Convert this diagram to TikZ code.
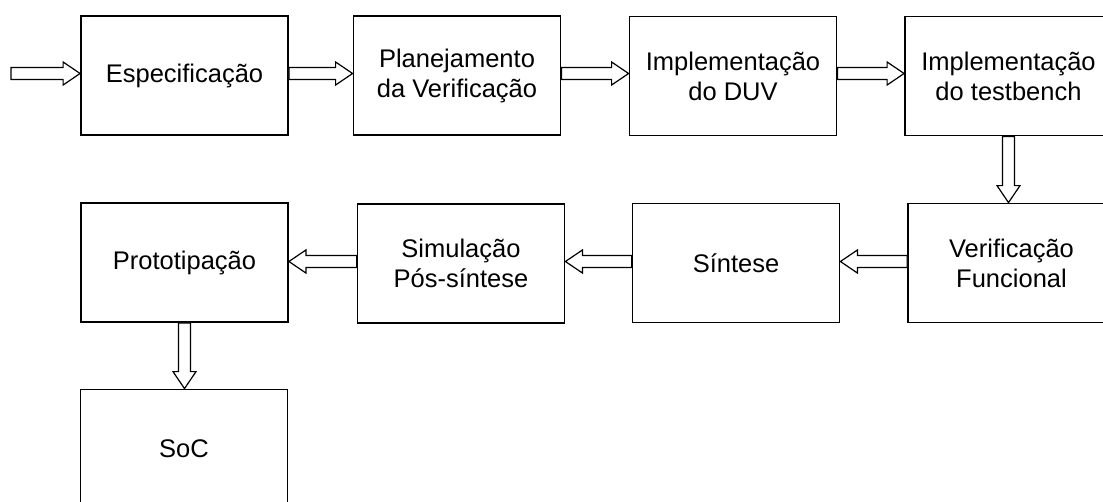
\documentclass[tikz,border=0pt]{standalone}
\usepackage{fontspec}
\setmainfont{Liberation Sans}
\usetikzlibrary{calc}
\tikzset{
  box/.style={draw, line width=1.8pt, minimum width=207pt, minimum height=119pt,
    align=center, inner sep=0pt, font=\fontsize{25.5}{30}\selectfont},
  barrow/.style={draw, line width=1.2pt, fill=white, line join=miter},
}
\newcommand\blockarrow[2]{%
  \path (#2) coordinate (ba-t) (#1) coordinate (ba-s);
  \path ($(ba-t)!17pt!(ba-s)$) coordinate (ba-h);
  \draw[barrow] ($(ba-s)!6pt!90:(ba-t)$) -- ($(ba-h)!6pt!-90:(ba-s)$)
    -- ($(ba-h)!11.5pt!-90:(ba-s)$) -- (ba-t) -- ($(ba-h)!11.5pt!90:(ba-s)$)
    -- ($(ba-h)!6pt!90:(ba-s)$) -- ($(ba-s)!6pt!-90:(ba-t)$) -- cycle;
}
\begin{document}
\begin{tikzpicture}[x=1pt, y=-1pt]
  \useasboundingbox[fill=white] (0,0) rectangle (1103,501);
  \node[box] (b1) at (184.5,75.5) {Especificação};
  \node[box] (b2) at (457,75.5) {Planejamento\\da Verificação};
  \node[box] (b3) at (733,76) {Implementação\\do DUV};
  \node[box] (b4) at (1008.5,76) {Implementação\\do testbench};
  \node[box] (vf) at (1011.5,263) {Verificação\\Funcional};
  \node[box] (sin) at (736,263) {Síntese};
  \node[box] (sim) at (461,263.5) {Simulação\\Pós-síntese};
  \node[box] (pro) at (184.5,262.5) {Prototipação};
  \node[box] (soc) at (184,449) {SoC};
  \coordinate (in) at (11,73.5);
  \blockarrow{in}{$(b1.west)+(0,-2)$}
  \blockarrow{$(b1.east)+(0,-2)$}{$(b2.west)+(0,-2)$}
  \blockarrow{$(b2.east)+(0,-2)$}{$(b3.west)+(0,-2.5)$}
  \blockarrow{$(b3.east)+(0,-2.5)$}{$(b4.west)+(0,-2.5)$}
  \blockarrow{b4.south}{b4.south |- vf.north}
  \blockarrow{$(vf.west)+(0,-1.5)$}{$(sin.east)+(0,-1.5)$}
  \blockarrow{$(sin.west)+(0,-1.5)$}{$(sim.east)+(0,-2)$}
  \blockarrow{$(sim.west)+(0,-2)$}{$(pro.east)+(0,-1)$}
  \blockarrow{pro.south}{pro.south |- soc.north}
\end{tikzpicture}
\end{document}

> _Exercise description_:
Do not copy the pictures, but repeat every line exactly.

> _Final result_:
Convert this diagram to TikZ code.
\documentclass[tikz,border=0pt]{standalone}
\usepackage{fontspec}
\setmainfont{Liberation Sans}
\usetikzlibrary{calc}
\tikzset{
  box/.style={draw, line width=1.8pt, minimum width=207pt, minimum height=119pt,
    align=center, inner sep=0pt, font=\fontsize{25.5}{30}\selectfont},
  barrow/.style={draw, line width=1.2pt, fill=white, line join=miter},
}
\newcommand\blockarrow[2]{%
  \path (#2) coordinate (ba-t) (#1) coordinate (ba-s);
  \path ($(ba-t)!17pt!(ba-s)$) coordinate (ba-h);
  \draw[barrow] ($(ba-s)!6pt!90:(ba-t)$) -- ($(ba-h)!6pt!-90:(ba-s)$)
    -- ($(ba-h)!11.5pt!-90:(ba-s)$) -- (ba-t) -- ($(ba-h)!11.5pt!90:(ba-s)$)
    -- ($(ba-h)!6pt!90:(ba-s)$) -- ($(ba-s)!6pt!-90:(ba-t)$) -- cycle;
}
\begin{document}
\begin{tikzpicture}[x=1pt, y=-1pt]
  \useasboundingbox[fill=white] (0,0) rectangle (1103,501);
  \node[box] (b1) at (184.5,75.5) {Especificação};
  \node[box] (b2) at (457,75.5) {Planejamento\\da Verificação};
  \node[box] (b3) at (733,76) {Implementação\\do DUV};
  \node[box] (b4) at (1008.5,76) {Implementação\\do testbench};
  \node[box] (vf) at (1011.5,263) {Verificação\\Funcional};
  \node[box] (sin) at (736,263) {Síntese};
  \node[box] (sim) at (461,263.5) {Simulação\\Pós-síntese};
  \node[box] (pro) at (184.5,262.5) {Prototipação};
  \node[box] (soc) at (184,449) {SoC};
  \coordinate (in) at (11,73.5);
  \blockarrow{in}{$(b1.west)+(0,-2)$}
  \blockarrow{$(b1.east)+(0,-2)$}{$(b2.west)+(0,-2)$}
  \blockarrow{$(b2.east)+(0,-2)$}{$(b3.west)+(0,-2.5)$}
  \blockarrow{$(b3.east)+(0,-2.5)$}{$(b4.west)+(0,-2.5)$}
  \blockarrow{b4.south}{b4.south |- vf.north}
  \blockarrow{$(vf.west)+(0,-1.5)$}{$(sin.east)+(0,-1.5)$}
  \blockarrow{$(sin.west)+(0,-1.5)$}{$(sim.east)+(0,-2)$}
  \blockarrow{$(sim.west)+(0,-2)$}{$(pro.east)+(0,-1)$}
  \blockarrow{pro.south}{pro.south |- soc.north}
\end{tikzpicture}
\end{document}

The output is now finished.